Copy from the first line below down to and including the line with "(0,0) rectangle (3242,1704);". Skip the pictures.

Data ▸
----
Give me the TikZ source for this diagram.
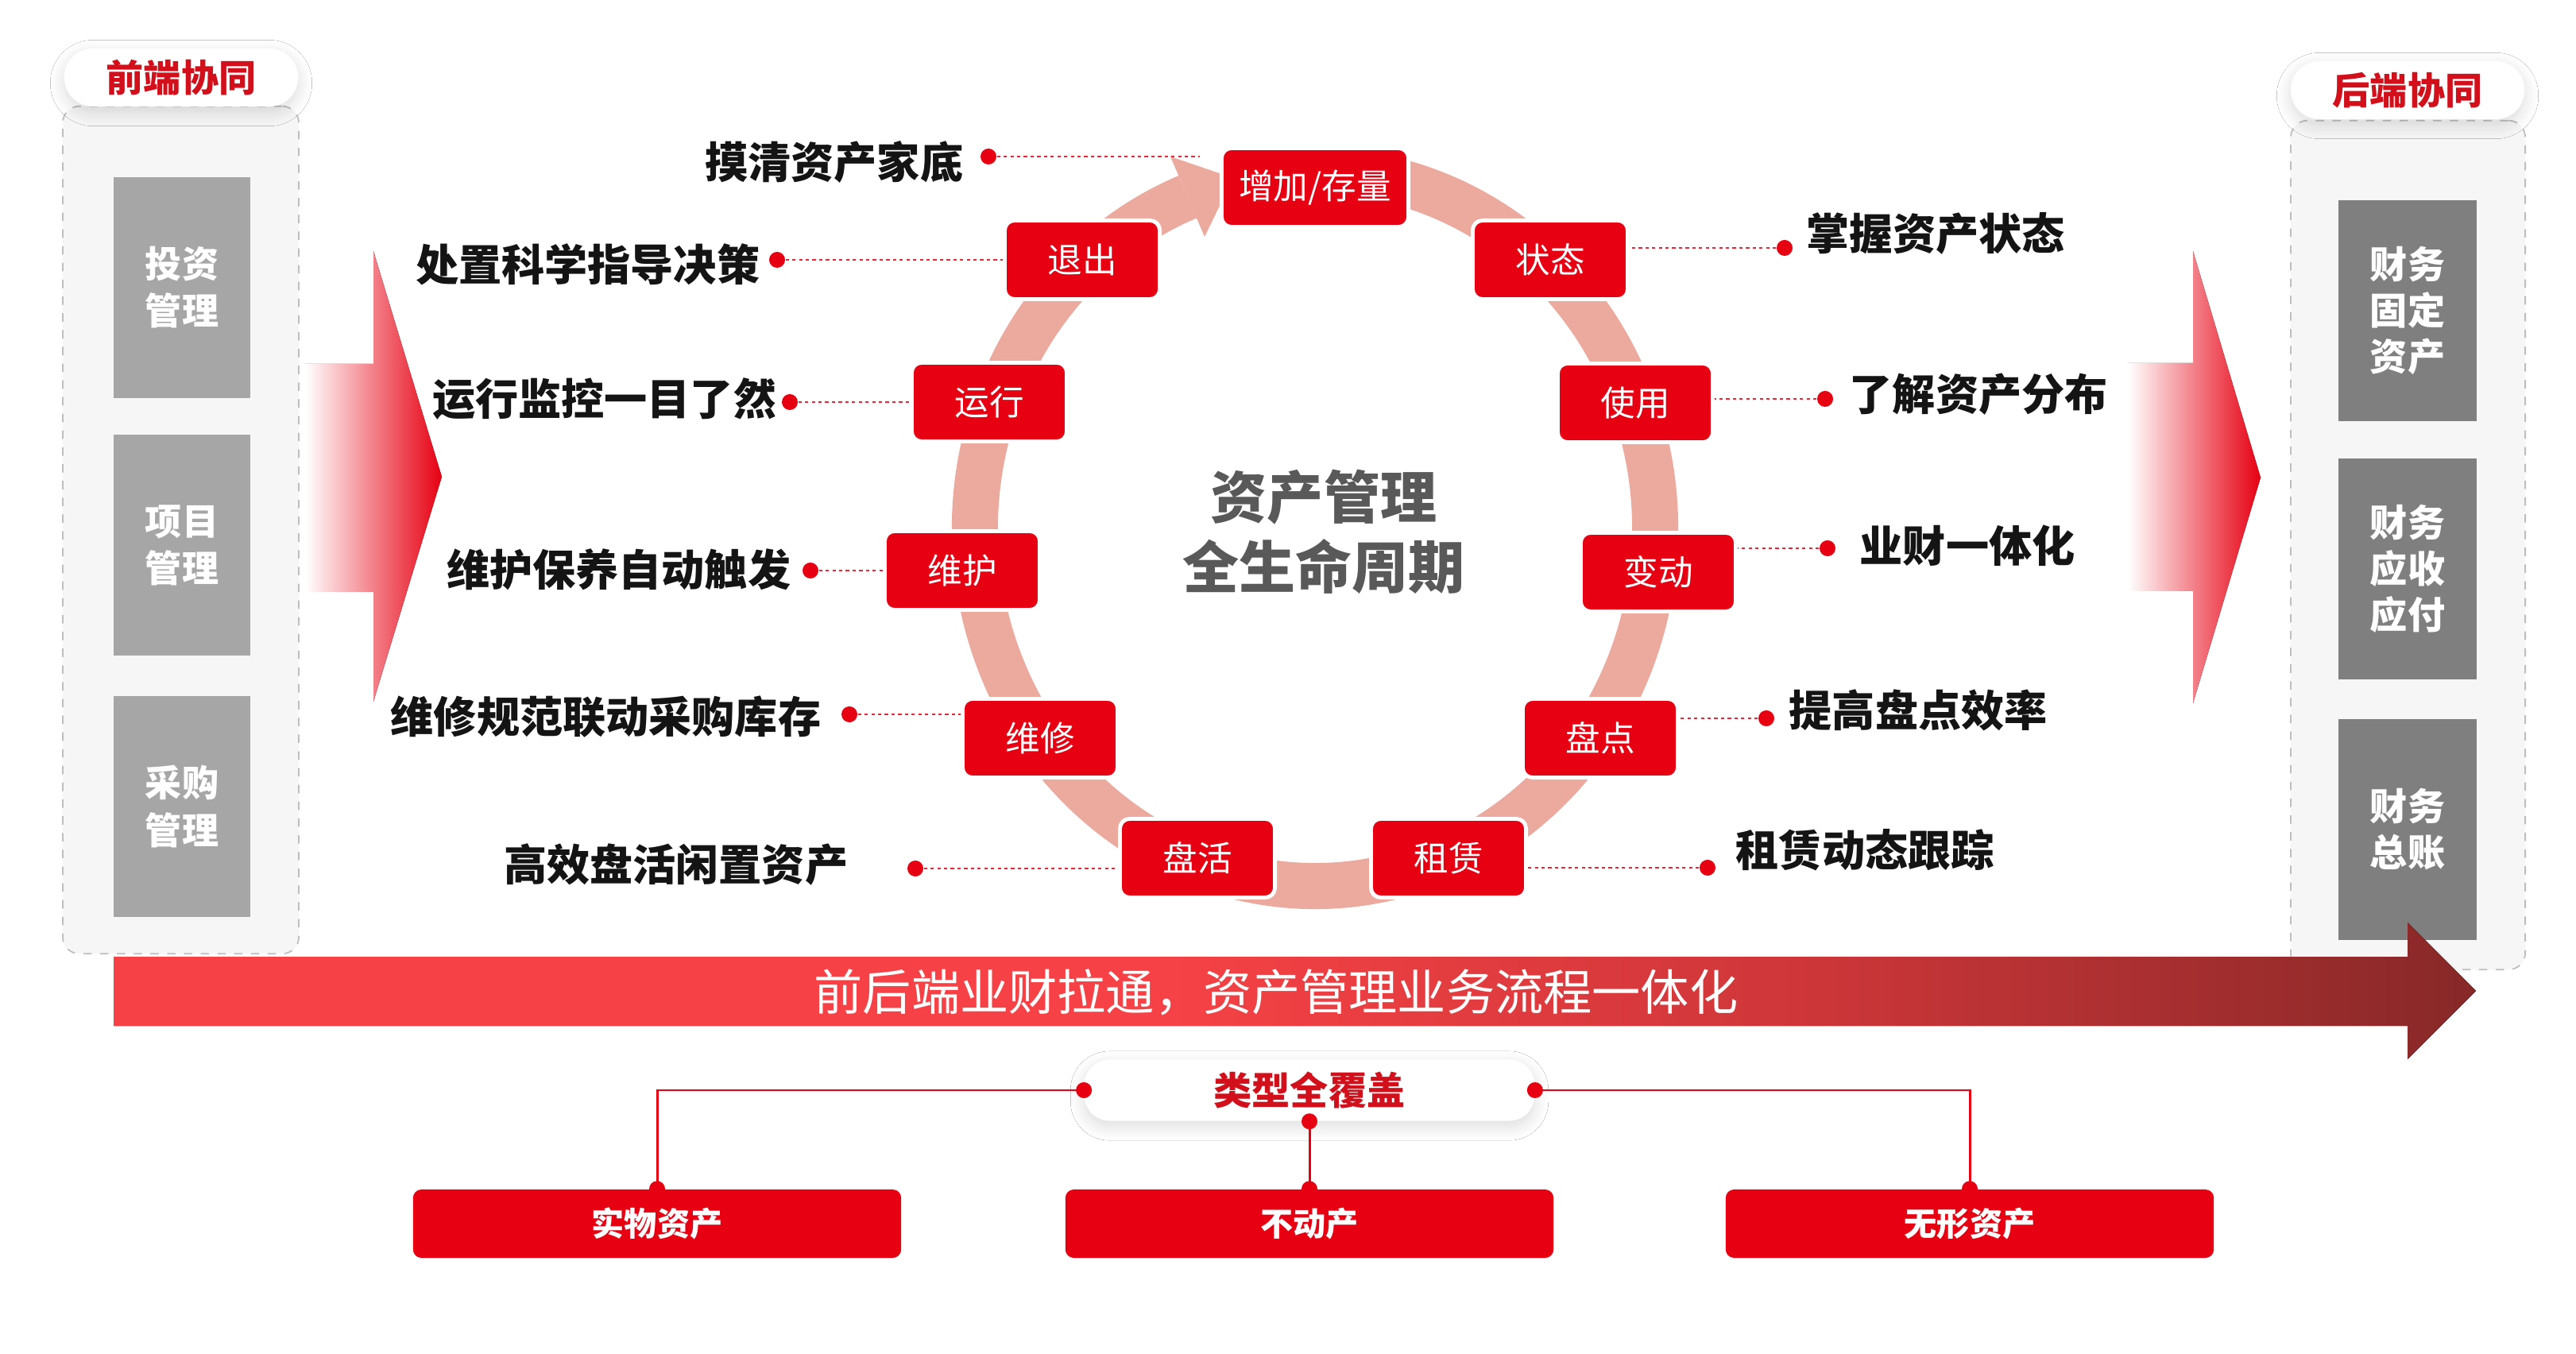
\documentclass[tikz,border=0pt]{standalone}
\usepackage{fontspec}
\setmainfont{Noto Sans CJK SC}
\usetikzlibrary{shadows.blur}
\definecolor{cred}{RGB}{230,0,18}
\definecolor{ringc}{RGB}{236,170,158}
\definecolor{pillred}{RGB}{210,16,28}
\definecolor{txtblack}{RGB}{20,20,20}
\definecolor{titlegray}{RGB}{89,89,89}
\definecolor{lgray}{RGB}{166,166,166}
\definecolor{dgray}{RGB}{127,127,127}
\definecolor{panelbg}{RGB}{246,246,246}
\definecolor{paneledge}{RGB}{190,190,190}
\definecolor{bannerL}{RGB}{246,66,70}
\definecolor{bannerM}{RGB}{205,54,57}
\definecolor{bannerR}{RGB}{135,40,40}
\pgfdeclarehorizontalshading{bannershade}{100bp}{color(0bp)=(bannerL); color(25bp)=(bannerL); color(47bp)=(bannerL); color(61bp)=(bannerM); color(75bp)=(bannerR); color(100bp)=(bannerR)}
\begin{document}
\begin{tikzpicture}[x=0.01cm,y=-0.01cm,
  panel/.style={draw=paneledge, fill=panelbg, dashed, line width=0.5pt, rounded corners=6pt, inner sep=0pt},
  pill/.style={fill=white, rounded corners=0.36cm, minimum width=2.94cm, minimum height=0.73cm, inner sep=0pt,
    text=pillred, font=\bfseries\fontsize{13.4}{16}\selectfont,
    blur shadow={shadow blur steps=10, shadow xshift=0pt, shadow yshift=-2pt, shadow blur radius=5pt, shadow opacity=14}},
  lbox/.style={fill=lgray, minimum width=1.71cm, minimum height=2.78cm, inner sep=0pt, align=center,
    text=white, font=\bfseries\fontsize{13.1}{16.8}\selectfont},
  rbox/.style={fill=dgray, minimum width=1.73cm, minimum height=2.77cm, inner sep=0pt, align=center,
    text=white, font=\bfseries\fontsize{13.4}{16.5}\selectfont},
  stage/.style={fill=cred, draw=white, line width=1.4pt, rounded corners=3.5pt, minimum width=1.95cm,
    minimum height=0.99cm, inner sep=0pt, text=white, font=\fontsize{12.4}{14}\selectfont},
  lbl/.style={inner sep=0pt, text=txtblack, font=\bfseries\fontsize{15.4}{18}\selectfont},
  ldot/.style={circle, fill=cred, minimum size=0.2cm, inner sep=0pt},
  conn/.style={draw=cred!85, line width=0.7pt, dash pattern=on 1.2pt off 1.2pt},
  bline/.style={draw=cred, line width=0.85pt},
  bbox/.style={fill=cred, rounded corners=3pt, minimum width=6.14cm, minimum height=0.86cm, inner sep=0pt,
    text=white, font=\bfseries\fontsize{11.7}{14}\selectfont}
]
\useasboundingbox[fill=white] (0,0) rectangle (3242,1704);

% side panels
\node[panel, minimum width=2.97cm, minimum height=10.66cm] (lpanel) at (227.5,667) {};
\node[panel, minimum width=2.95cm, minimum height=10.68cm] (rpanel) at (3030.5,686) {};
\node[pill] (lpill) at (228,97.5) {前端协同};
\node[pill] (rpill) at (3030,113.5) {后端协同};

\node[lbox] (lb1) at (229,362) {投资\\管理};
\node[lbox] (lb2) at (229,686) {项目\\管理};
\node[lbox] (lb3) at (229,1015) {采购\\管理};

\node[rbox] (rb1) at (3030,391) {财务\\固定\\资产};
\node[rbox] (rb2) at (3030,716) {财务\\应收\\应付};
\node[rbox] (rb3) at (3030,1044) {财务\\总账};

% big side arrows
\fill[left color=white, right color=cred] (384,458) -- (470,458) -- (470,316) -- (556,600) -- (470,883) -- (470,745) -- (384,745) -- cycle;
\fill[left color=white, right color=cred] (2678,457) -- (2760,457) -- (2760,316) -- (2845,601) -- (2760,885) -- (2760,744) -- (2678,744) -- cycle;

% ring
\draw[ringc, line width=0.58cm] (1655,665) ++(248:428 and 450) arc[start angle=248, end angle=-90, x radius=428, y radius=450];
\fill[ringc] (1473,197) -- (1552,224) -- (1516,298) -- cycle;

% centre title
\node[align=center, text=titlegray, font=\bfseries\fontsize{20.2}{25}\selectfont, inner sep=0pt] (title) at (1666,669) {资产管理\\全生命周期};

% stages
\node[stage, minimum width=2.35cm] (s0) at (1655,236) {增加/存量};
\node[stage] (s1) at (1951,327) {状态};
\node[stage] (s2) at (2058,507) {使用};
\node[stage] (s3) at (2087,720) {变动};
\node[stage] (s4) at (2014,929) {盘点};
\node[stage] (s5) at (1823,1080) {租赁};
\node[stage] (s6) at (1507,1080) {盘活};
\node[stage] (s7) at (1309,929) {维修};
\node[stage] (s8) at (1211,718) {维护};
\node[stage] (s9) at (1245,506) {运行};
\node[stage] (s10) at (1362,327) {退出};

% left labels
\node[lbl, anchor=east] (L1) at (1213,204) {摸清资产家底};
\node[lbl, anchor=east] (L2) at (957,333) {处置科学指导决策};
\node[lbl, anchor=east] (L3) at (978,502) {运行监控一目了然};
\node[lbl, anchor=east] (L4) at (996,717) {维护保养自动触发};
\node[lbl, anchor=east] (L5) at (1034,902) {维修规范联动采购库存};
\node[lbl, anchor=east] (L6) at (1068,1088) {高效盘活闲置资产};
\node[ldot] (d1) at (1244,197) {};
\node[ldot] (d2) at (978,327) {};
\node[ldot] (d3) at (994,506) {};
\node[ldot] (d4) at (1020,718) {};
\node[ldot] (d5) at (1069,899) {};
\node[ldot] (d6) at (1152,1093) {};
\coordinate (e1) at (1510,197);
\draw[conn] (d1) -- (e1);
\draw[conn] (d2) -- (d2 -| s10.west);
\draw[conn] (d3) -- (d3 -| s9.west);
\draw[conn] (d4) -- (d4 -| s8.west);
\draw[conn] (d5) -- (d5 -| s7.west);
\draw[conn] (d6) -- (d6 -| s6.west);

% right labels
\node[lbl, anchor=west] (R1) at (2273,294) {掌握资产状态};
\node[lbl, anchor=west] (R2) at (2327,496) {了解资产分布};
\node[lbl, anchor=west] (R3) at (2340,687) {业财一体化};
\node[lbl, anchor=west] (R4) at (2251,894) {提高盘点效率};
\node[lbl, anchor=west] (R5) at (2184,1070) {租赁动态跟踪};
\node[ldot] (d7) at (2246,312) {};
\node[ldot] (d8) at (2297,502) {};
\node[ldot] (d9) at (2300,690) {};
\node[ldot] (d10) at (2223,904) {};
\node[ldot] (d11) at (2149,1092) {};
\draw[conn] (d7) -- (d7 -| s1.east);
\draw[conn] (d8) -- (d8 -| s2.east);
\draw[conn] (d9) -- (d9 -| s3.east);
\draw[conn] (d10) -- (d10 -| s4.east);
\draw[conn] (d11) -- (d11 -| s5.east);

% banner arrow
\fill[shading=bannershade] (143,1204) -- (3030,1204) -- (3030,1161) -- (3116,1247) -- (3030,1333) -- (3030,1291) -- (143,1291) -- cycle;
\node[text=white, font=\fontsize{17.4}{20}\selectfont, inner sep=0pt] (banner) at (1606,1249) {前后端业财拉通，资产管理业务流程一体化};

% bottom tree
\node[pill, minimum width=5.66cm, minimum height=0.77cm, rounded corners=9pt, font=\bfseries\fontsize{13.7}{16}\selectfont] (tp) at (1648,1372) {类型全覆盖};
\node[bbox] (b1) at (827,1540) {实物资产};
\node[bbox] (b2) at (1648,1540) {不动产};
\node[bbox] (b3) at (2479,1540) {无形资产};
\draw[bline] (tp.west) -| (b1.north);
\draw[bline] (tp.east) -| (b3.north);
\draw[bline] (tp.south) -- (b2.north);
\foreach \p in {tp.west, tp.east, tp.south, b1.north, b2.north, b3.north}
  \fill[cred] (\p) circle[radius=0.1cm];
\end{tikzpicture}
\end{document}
----
Exercise result ▸
Give me the TikZ source for this diagram.
\documentclass[tikz,border=0pt]{standalone}
\usepackage{fontspec}
\setmainfont{Noto Sans CJK SC}
\usetikzlibrary{shadows.blur}
\definecolor{cred}{RGB}{230,0,18}
\definecolor{ringc}{RGB}{236,170,158}
\definecolor{pillred}{RGB}{210,16,28}
\definecolor{txtblack}{RGB}{20,20,20}
\definecolor{titlegray}{RGB}{89,89,89}
\definecolor{lgray}{RGB}{166,166,166}
\definecolor{dgray}{RGB}{127,127,127}
\definecolor{panelbg}{RGB}{246,246,246}
\definecolor{paneledge}{RGB}{190,190,190}
\definecolor{bannerL}{RGB}{246,66,70}
\definecolor{bannerM}{RGB}{205,54,57}
\definecolor{bannerR}{RGB}{135,40,40}
\pgfdeclarehorizontalshading{bannershade}{100bp}{color(0bp)=(bannerL); color(25bp)=(bannerL); color(47bp)=(bannerL); color(61bp)=(bannerM); color(75bp)=(bannerR); color(100bp)=(bannerR)}
\begin{document}
\begin{tikzpicture}[x=0.01cm,y=-0.01cm,
  panel/.style={draw=paneledge, fill=panelbg, dashed, line width=0.5pt, rounded corners=6pt, inner sep=0pt},
  pill/.style={fill=white, rounded corners=0.36cm, minimum width=2.94cm, minimum height=0.73cm, inner sep=0pt,
    text=pillred, font=\bfseries\fontsize{13.4}{16}\selectfont,
    blur shadow={shadow blur steps=10, shadow xshift=0pt, shadow yshift=-2pt, shadow blur radius=5pt, shadow opacity=14}},
  lbox/.style={fill=lgray, minimum width=1.71cm, minimum height=2.78cm, inner sep=0pt, align=center,
    text=white, font=\bfseries\fontsize{13.1}{16.8}\selectfont},
  rbox/.style={fill=dgray, minimum width=1.73cm, minimum height=2.77cm, inner sep=0pt, align=center,
    text=white, font=\bfseries\fontsize{13.4}{16.5}\selectfont},
  stage/.style={fill=cred, draw=white, line width=1.4pt, rounded corners=3.5pt, minimum width=1.95cm,
    minimum height=0.99cm, inner sep=0pt, text=white, font=\fontsize{12.4}{14}\selectfont},
  lbl/.style={inner sep=0pt, text=txtblack, font=\bfseries\fontsize{15.4}{18}\selectfont},
  ldot/.style={circle, fill=cred, minimum size=0.2cm, inner sep=0pt},
  conn/.style={draw=cred!85, line width=0.7pt, dash pattern=on 1.2pt off 1.2pt},
  bline/.style={draw=cred, line width=0.85pt},
  bbox/.style={fill=cred, rounded corners=3pt, minimum width=6.14cm, minimum height=0.86cm, inner sep=0pt,
    text=white, font=\bfseries\fontsize{11.7}{14}\selectfont}
]
\useasboundingbox[fill=white] (0,0) rectangle (3242,1704);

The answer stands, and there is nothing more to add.